# TO DO:
Sift the material for lines containing "this", and return them.

Entries with chart source code:
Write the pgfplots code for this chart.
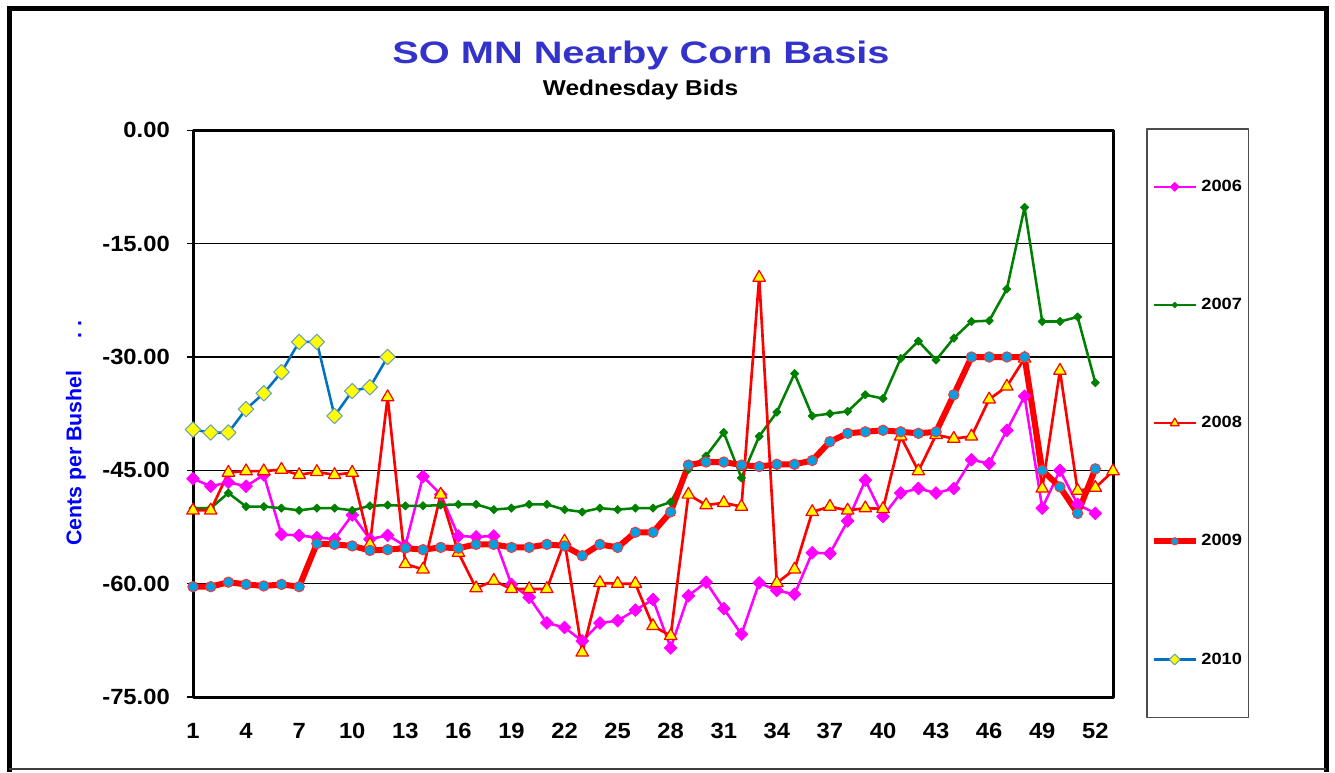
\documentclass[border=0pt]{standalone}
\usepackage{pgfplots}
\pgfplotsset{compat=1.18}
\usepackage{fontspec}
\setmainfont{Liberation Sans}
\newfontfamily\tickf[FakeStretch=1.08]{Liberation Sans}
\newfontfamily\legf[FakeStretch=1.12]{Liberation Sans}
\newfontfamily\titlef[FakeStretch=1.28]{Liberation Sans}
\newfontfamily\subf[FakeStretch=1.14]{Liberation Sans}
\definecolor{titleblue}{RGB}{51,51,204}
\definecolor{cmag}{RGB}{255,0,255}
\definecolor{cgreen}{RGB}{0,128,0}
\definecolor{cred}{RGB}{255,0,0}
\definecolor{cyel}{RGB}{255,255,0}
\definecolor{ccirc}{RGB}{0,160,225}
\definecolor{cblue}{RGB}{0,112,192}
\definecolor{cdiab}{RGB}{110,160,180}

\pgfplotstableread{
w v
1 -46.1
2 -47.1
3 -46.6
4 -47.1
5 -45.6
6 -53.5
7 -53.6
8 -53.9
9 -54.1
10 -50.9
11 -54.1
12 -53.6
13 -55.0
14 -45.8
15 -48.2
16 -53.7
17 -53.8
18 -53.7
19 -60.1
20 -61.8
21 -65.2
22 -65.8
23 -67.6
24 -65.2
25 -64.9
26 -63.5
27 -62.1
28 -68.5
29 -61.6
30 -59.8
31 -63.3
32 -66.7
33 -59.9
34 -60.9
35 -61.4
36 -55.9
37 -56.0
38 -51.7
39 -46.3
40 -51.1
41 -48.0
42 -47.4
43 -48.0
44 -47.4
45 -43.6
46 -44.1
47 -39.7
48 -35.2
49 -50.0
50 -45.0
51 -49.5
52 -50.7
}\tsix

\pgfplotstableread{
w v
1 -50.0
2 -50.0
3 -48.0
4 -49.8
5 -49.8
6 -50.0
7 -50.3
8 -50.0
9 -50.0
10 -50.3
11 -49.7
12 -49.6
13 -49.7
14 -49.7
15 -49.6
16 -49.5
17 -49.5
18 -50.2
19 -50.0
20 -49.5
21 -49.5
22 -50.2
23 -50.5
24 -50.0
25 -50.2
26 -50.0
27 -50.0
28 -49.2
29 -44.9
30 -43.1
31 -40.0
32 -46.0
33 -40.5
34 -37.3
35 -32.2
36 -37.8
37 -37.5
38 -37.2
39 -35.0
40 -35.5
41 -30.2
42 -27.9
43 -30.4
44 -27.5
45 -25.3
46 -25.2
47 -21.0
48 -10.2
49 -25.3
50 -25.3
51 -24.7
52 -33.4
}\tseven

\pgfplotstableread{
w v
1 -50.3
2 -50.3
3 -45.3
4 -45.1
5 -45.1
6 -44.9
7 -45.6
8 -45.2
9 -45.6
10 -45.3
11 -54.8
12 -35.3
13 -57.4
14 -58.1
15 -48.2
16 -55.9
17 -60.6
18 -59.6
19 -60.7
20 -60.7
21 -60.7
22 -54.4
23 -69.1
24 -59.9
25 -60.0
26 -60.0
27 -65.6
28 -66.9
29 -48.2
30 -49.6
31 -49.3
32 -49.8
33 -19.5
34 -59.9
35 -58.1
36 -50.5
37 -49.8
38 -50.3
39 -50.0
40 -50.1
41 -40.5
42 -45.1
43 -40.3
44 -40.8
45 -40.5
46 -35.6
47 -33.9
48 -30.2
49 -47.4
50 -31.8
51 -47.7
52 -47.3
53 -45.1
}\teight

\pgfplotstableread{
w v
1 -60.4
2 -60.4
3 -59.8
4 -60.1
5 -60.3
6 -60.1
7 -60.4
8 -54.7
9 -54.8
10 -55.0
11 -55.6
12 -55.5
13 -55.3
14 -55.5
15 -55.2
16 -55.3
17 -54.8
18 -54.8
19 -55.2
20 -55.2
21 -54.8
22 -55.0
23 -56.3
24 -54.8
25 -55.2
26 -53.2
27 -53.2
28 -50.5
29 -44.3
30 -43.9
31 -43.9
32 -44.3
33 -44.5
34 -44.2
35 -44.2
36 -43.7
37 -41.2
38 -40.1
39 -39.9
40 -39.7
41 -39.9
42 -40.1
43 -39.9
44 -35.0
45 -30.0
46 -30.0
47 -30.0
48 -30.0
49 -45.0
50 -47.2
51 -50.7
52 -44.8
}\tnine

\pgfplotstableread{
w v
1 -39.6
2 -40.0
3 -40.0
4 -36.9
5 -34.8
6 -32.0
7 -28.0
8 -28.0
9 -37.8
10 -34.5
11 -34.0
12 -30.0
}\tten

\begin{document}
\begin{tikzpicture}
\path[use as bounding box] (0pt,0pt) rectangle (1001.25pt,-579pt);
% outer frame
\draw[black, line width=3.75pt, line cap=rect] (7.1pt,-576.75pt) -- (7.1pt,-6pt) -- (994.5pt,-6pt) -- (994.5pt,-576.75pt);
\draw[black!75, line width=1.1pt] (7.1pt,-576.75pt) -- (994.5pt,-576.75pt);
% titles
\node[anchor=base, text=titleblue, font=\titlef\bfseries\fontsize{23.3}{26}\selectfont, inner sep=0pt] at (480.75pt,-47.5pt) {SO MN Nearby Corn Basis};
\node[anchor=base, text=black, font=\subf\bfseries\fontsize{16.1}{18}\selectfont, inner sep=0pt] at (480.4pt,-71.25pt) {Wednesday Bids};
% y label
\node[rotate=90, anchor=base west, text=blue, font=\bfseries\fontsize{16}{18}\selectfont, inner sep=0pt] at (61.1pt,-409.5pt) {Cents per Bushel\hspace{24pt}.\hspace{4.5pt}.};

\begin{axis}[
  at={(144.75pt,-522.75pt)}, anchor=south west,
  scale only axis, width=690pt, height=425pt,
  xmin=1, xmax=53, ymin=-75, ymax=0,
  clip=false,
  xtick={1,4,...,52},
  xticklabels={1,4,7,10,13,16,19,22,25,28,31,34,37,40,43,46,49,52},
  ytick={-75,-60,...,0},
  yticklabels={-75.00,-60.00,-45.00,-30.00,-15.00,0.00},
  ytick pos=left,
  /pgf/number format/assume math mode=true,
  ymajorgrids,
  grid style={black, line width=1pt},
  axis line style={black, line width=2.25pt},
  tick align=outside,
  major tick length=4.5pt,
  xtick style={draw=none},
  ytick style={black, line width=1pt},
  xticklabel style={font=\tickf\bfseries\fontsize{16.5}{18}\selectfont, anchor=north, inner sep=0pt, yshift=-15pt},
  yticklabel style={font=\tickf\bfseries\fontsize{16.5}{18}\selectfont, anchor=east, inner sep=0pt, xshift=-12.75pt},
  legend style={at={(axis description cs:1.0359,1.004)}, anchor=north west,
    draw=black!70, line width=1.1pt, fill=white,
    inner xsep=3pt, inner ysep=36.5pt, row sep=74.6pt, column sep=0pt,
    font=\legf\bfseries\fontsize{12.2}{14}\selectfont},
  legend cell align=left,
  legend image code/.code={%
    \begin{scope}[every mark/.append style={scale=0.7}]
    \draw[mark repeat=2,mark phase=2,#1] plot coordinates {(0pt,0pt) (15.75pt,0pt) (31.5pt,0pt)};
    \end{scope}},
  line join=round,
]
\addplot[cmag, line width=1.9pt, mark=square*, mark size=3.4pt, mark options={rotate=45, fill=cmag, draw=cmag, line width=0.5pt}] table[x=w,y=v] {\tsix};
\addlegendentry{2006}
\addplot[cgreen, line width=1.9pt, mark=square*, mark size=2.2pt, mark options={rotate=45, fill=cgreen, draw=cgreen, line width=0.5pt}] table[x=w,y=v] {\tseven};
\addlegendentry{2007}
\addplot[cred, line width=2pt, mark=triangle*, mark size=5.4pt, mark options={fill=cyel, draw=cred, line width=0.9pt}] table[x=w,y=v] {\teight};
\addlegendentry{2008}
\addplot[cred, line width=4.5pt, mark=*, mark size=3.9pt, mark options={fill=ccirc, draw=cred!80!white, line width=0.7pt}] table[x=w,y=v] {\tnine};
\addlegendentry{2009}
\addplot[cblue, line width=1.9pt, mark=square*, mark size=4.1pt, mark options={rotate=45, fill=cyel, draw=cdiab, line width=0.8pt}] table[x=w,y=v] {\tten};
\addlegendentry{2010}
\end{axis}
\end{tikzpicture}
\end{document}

---

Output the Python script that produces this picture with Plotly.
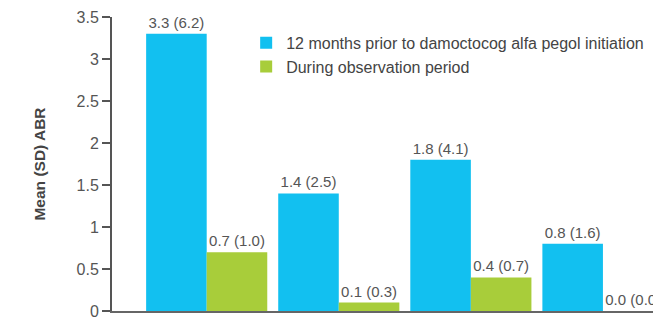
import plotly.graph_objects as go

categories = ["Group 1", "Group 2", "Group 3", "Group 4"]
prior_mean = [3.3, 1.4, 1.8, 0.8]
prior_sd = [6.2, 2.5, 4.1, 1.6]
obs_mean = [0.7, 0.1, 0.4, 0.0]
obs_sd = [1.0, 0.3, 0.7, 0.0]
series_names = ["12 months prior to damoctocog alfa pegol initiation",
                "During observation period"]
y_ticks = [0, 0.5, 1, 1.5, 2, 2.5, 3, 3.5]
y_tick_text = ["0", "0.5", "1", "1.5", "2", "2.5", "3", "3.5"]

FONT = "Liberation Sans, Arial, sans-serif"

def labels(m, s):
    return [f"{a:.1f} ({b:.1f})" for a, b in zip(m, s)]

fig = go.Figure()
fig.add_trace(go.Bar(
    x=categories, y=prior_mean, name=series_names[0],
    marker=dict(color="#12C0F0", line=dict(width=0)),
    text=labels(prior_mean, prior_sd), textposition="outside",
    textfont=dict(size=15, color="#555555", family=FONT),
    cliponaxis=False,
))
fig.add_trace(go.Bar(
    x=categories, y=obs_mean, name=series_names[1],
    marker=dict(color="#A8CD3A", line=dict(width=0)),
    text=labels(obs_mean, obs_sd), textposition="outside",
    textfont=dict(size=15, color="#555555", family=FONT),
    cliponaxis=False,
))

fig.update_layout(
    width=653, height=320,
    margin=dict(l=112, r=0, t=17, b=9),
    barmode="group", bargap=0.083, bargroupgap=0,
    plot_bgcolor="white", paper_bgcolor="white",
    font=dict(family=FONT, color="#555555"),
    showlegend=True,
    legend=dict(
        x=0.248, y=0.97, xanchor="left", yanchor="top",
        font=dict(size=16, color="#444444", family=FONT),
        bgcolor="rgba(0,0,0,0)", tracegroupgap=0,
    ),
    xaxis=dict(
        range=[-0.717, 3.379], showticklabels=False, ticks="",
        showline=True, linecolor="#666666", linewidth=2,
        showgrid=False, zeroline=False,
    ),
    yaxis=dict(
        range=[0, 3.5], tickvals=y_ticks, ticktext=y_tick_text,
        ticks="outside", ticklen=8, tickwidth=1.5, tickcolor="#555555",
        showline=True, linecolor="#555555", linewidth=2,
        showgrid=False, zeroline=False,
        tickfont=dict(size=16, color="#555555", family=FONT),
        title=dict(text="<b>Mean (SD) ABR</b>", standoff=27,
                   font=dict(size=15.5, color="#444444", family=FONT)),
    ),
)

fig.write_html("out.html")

# RESPONSE BELOW:
Write the pgfplots code for this chart.
Output the Python script that produces this picture with Plotly.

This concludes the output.